When Christmas Eve comes we will be there reaching out to clutch a crumb of bread and to sip a drop of wine, as we do Sunday by Sunday and sometimes more often. In this Mystery, +Rowan Williams reminds us Jesus is pledged:

” to the end of time, never defeated by Satan’s forces, and that means that in this body Jesus works with all the limitations, the fragility, of the human beings he summons to be with him. He does not stop working in the church when we Christians are wicked and stupid and lazy. The church is not magic, much as we should love it to be -a realm where problems are solved instantly and special revelations answer all our questions and provide a short cut through all our conflicts. It is preeminently and crucially a community of persons…and so it is a place where holiness takes time and where the prose of daily faithfulness and, yes, sometimes daily boredom have to be faced and blessed, not shunned or concealed.” “Rowan Williams, WHERE GOD HAPPENS, New Seeds, Boston, 2005, page 108.

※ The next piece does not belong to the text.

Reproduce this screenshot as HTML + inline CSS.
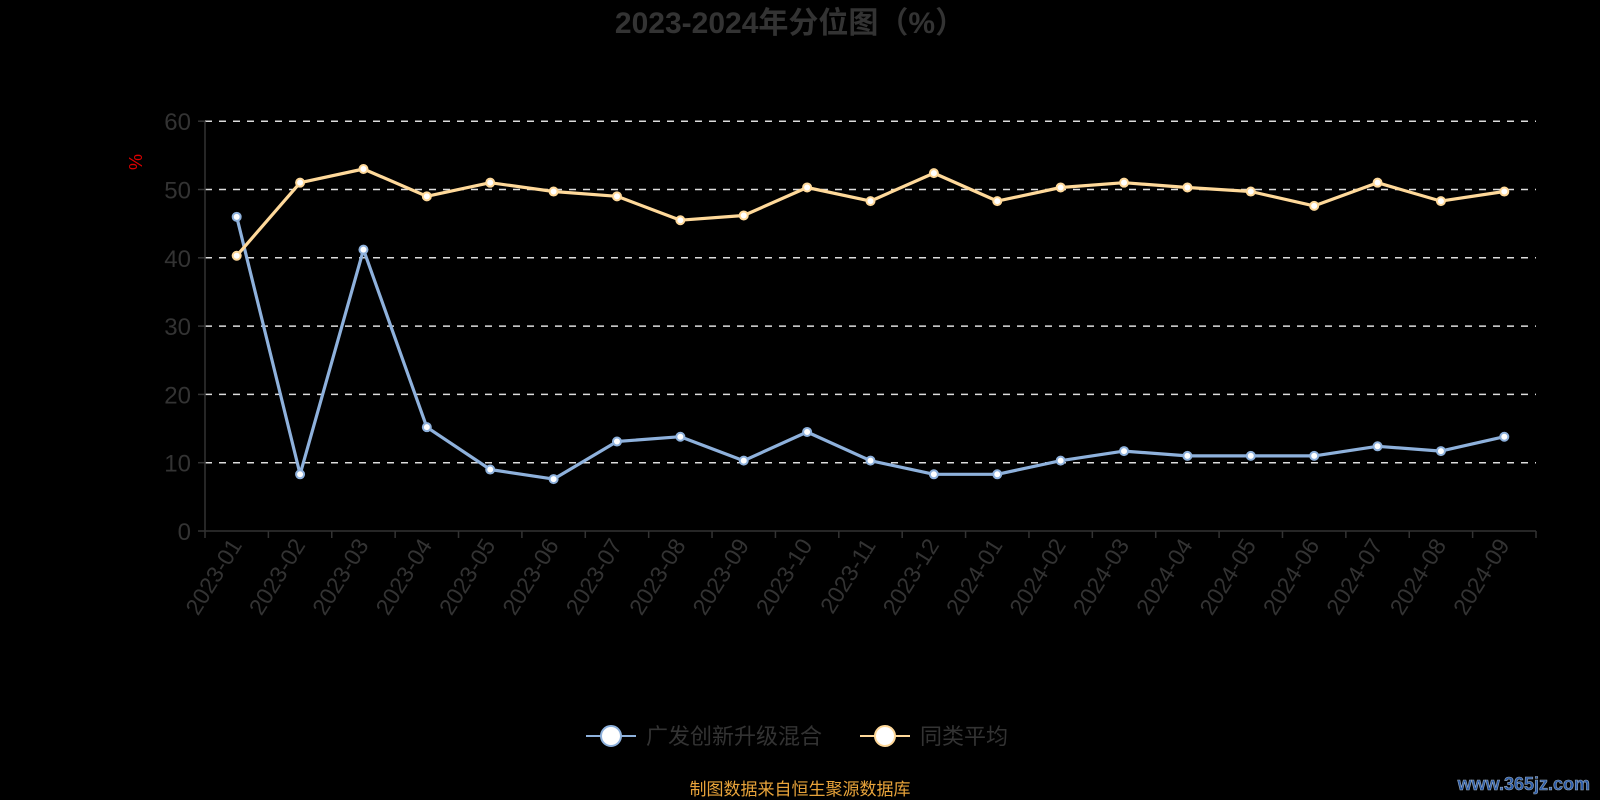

The beginning of the Gospel of John, often the Gospel for Christmas Day gives us all the chance to contemplate just who we encounter at the altar and in the shape of the child of Bethlehem. The Person who was enfleshed in the womb of the Virgin Mary and who uses Bread and Wine to encounter the community and each of its members is him “by and through whom all things were made.”

On Christmas Eve and each Sunday we walk down a corridor in company with all sorts and conditions of people to meet the Person who was here involved in creation before the Big Bang or however “all things were made”, and who will come again to judge both the living and the dead. “The Word was made flesh and dwelt among us.” The writer of the fourth Gospel proposes something perhaps far too extraordinary for us to grasp, for if we did we would be driven to our knees in terror. Or is that too much? Perhaps it is because it is too much that Jesus disguises himself in such easy dress. A baby isn’t feared unless one is a Herod. Bread and Wine aren’t feared unless one is a glutton.

The danger we face is not normally that we will be terrified, but that we shall be bored by the “same old, same old” of it all. How often have we heard the story? How often have we received Holy Communion perhaps celebrated the Eucharist? Our temptation is to doubt that anything much may happen in the midst of such a mundane habit.

There was a time when Anglicans received communion much less often and prepared for each reception with great thoroughness. One may still discover in used book shops little Victorian manuals of devotion designed to help the communicant deal with sin so that they would not “presume to come to this thy Table trusting in our own righteousness.” Nowadays such preparation is often regarded as unhealthy, indicating a morbid preoccupation with sin.

Little wonder that we search beyond that which we have been given for answers to our problems and doubt whether there can be much practical to be found at the Table. Little wonder that the decisions of Synods excite us more than the Lord’s Supper. We can get ourselves full of hope or expectation about the outcome of a meeting and expect nothing from the encounter frequently made between Jesus and the community of faith in the Sacrament.

If we really take to heart that which the Last Gospel, that extraordinary preface to St. John’s Gospel has to say to us, we will be expectant, expectant in the face of what it meant for the Word to become flesh and dwell among us, expectant that in the boredom of the usual, even at Christmas when the usual is dressed up, God’s purposes are being worked out through the community of the church, even a church which contains the wicked, the stupid and the lazy.

In a sense Jesus imprisons himself in the narrow confines of this sacramental act. This is not to say that he is limited by such a self-emptying, but that he chooses for our sake to limit himself in, through and during this sacramental encounter whether it occurs in Canterbury Cathedral or on a hastily erected table in a refugee camp. It is surely appropriate that as we consider who this child is in Bread and Wine at Christmas and every day, we will “bow the knee” in awe and gratitude and give ourselves again to serve Him, content to let him evaluate the effectiveness of such service and to trust in his redeeming love. Were we so to do who can tell what miracles in the ordinariness of life would happen this Christmas.